— start of RECORDED DATA —

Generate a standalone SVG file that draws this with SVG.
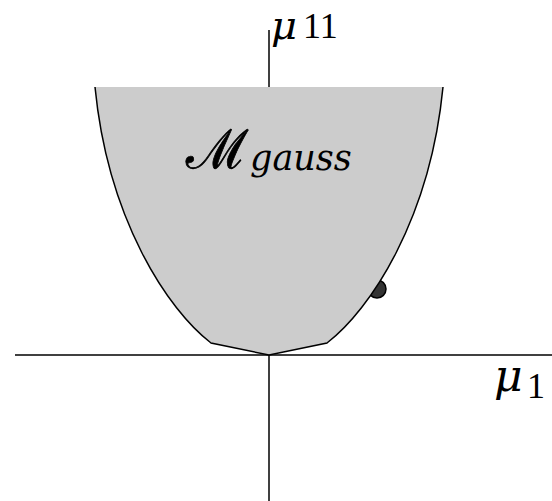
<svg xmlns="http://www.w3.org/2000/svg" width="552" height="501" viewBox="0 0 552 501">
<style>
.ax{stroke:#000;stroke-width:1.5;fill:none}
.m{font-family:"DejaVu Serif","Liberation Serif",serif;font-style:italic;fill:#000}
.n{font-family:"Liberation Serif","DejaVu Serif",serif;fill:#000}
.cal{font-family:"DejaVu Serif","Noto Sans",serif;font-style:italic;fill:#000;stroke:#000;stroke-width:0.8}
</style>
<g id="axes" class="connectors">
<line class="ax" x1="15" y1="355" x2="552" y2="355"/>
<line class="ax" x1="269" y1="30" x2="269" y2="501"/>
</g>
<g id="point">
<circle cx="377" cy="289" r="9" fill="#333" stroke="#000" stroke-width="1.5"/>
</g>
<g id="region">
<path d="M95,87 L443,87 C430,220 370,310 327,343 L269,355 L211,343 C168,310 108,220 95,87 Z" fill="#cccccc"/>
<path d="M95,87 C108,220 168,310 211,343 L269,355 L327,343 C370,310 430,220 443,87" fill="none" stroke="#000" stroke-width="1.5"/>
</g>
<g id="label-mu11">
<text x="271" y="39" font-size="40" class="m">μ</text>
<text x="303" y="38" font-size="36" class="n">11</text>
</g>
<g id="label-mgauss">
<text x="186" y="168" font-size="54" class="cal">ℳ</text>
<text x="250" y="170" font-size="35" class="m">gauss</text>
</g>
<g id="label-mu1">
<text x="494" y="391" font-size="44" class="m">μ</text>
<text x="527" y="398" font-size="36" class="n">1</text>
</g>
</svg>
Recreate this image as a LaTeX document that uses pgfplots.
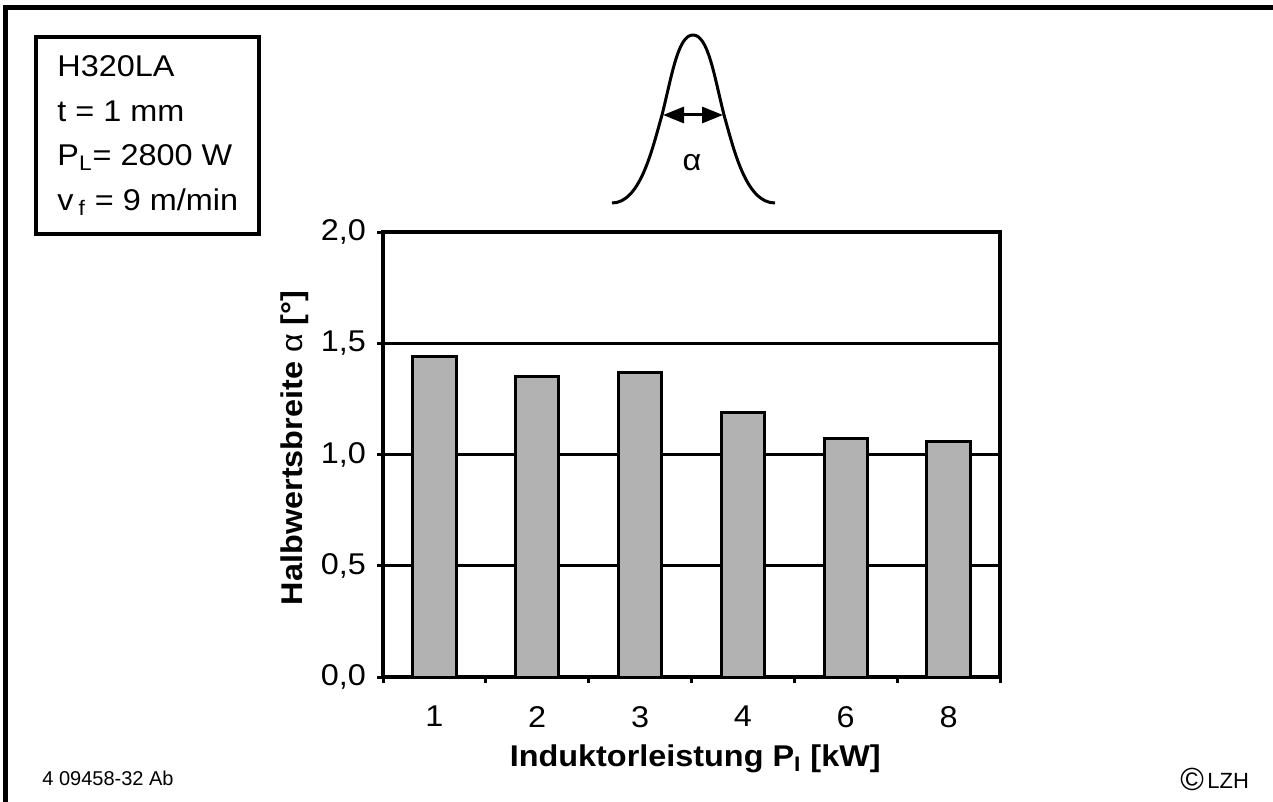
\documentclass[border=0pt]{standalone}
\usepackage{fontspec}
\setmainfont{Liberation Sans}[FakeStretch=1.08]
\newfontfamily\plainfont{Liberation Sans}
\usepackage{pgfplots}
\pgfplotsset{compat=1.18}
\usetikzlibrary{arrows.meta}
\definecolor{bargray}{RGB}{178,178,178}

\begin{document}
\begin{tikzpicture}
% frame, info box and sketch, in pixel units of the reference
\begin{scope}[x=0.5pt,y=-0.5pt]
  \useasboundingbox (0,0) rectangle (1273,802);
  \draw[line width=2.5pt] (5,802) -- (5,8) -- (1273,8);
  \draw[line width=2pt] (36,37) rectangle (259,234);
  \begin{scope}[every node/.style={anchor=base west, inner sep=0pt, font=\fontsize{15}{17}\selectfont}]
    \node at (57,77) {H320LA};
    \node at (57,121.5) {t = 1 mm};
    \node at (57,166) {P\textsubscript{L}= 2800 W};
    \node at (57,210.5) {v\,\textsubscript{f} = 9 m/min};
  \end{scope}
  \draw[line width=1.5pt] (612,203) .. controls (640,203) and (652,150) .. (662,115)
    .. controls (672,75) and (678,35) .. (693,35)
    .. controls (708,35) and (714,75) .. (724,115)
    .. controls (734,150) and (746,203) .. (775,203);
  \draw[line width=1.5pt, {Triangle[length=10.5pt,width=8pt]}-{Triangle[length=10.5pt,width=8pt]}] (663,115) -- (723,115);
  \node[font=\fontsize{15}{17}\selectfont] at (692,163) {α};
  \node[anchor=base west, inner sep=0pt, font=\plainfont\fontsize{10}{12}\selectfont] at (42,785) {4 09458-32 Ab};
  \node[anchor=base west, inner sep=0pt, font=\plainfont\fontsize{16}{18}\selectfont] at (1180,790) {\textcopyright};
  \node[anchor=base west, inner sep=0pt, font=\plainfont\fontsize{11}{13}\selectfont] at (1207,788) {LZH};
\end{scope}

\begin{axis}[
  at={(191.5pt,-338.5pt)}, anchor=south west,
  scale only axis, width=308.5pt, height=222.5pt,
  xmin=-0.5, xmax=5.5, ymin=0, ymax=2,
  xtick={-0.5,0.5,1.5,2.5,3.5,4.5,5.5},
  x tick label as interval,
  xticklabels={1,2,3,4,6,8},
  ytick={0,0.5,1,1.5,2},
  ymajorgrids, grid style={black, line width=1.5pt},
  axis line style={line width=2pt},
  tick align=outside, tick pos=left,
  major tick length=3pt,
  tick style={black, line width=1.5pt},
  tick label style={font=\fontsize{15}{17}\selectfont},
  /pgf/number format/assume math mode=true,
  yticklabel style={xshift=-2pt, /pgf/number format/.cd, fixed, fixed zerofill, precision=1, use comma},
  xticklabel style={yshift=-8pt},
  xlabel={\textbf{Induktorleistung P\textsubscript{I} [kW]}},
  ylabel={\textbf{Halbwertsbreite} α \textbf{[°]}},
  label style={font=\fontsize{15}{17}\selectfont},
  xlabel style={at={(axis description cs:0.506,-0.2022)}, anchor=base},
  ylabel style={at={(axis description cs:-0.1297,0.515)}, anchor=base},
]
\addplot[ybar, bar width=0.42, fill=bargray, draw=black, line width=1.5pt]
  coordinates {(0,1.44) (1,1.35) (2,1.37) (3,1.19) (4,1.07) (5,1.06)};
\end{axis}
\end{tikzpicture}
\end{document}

— end of RECORDED DATA —
— start of RECORDED DATA —

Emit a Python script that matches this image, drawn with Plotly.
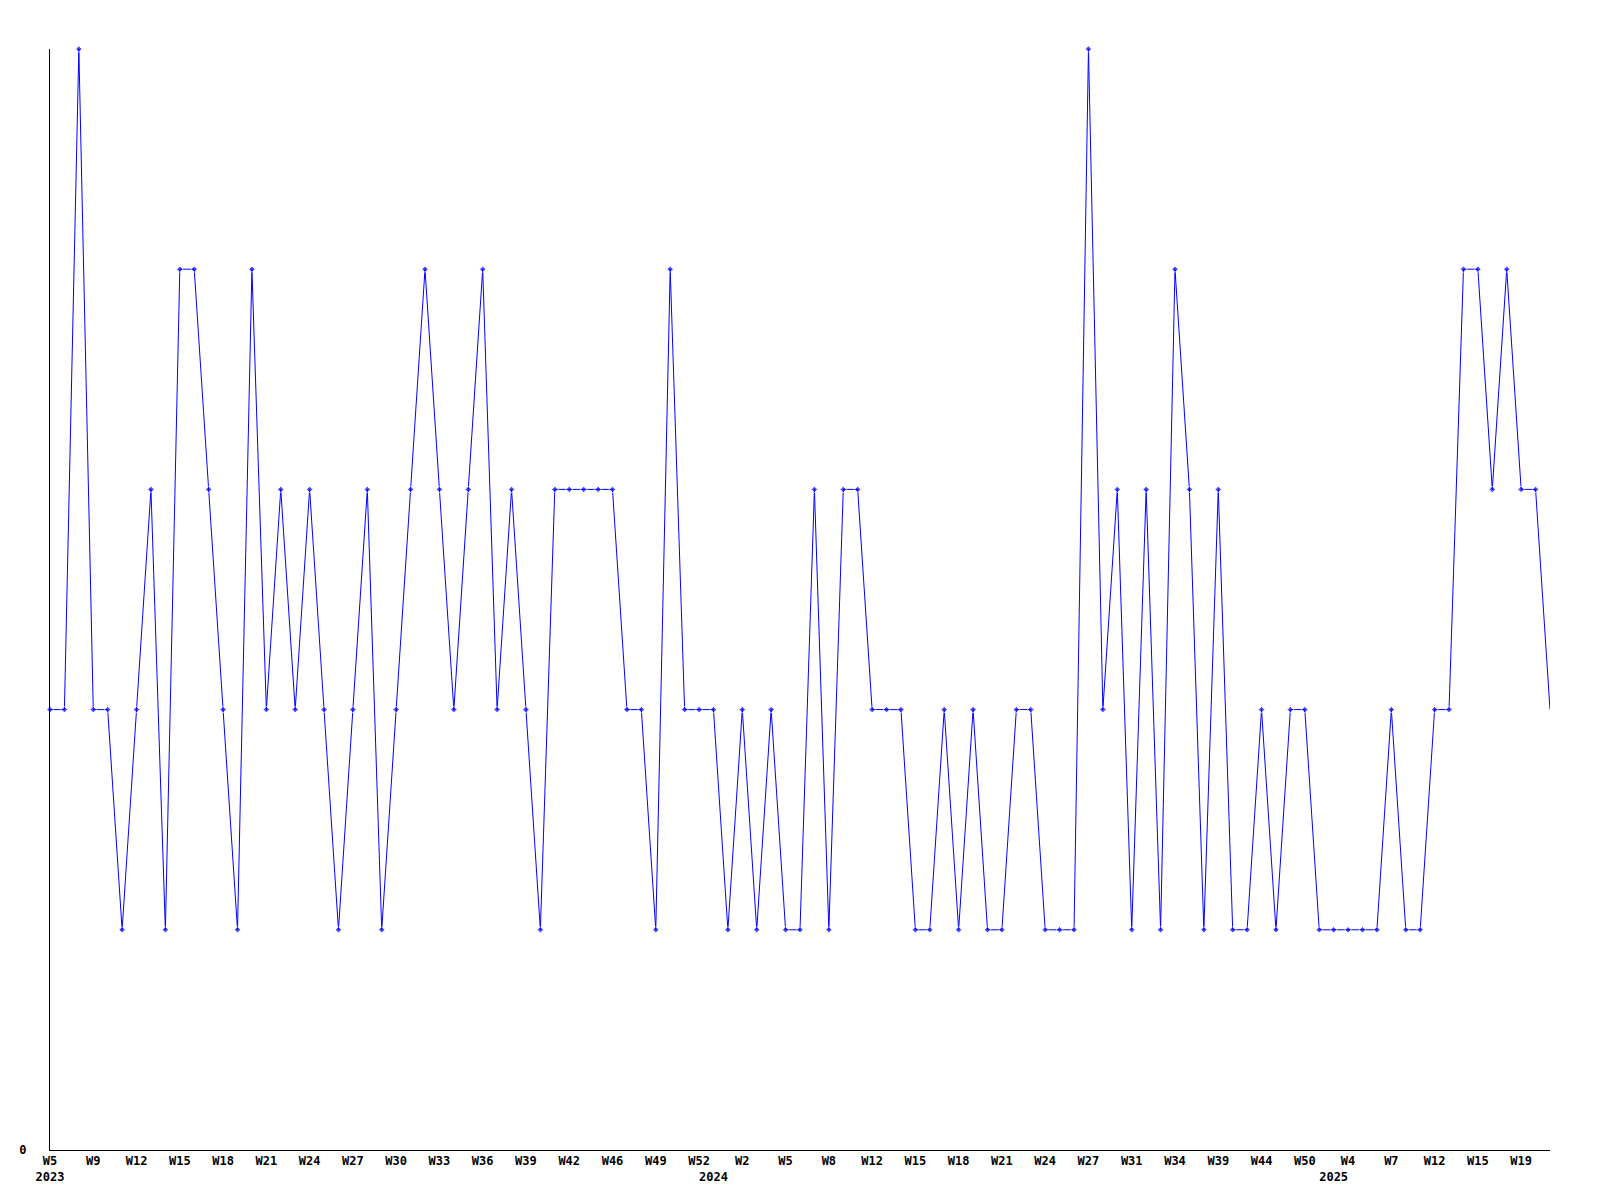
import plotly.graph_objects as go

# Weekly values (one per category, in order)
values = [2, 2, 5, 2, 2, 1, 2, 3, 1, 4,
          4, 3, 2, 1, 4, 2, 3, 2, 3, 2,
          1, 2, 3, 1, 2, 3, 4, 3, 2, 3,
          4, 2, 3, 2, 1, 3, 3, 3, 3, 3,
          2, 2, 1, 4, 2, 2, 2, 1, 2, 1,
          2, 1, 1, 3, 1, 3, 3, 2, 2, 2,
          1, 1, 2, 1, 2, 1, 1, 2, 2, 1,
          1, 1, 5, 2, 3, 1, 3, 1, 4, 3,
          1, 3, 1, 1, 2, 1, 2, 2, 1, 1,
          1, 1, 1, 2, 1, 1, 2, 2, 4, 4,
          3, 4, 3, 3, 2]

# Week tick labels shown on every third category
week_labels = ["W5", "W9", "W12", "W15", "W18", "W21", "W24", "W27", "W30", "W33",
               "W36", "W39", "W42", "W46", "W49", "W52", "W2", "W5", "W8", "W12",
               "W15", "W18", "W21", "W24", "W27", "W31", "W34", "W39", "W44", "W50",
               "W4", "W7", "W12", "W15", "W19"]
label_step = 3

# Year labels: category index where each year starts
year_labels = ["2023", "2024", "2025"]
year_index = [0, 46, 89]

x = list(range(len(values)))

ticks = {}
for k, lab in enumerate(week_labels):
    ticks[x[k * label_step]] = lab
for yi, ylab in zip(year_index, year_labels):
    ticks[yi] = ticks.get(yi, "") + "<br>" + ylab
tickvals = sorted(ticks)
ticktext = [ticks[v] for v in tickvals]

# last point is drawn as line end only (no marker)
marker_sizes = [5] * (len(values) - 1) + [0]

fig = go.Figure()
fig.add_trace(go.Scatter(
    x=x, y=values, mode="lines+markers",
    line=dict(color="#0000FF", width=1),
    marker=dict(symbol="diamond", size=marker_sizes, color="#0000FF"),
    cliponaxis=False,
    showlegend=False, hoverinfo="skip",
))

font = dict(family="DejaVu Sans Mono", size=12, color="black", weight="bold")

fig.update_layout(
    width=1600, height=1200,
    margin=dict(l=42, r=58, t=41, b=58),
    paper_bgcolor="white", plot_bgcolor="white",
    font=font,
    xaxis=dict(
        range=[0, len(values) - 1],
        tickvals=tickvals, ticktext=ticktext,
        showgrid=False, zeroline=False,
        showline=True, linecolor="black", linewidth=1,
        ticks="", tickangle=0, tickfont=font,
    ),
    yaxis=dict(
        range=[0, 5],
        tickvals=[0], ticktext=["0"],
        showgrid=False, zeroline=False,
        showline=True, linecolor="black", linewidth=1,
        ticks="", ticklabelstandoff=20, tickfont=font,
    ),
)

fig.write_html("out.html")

— end of RECORDED DATA —

TASK DETAILS: Repeat exactly, and only, the entries from the line with "Emit a Python" through the line with "3, 4, 3, 3, 2]". Pictures are skipped.

WRITTEN RESPONSE:
Emit a Python script that matches this image, drawn with Plotly.
import plotly.graph_objects as go

# Weekly values (one per category, in order)
values = [2, 2, 5, 2, 2, 1, 2, 3, 1, 4,
          4, 3, 2, 1, 4, 2, 3, 2, 3, 2,
          1, 2, 3, 1, 2, 3, 4, 3, 2, 3,
          4, 2, 3, 2, 1, 3, 3, 3, 3, 3,
          2, 2, 1, 4, 2, 2, 2, 1, 2, 1,
          2, 1, 1, 3, 1, 3, 3, 2, 2, 2,
          1, 1, 2, 1, 2, 1, 1, 2, 2, 1,
          1, 1, 5, 2, 3, 1, 3, 1, 4, 3,
          1, 3, 1, 1, 2, 1, 2, 2, 1, 1,
          1, 1, 1, 2, 1, 1, 2, 2, 4, 4,
          3, 4, 3, 3, 2]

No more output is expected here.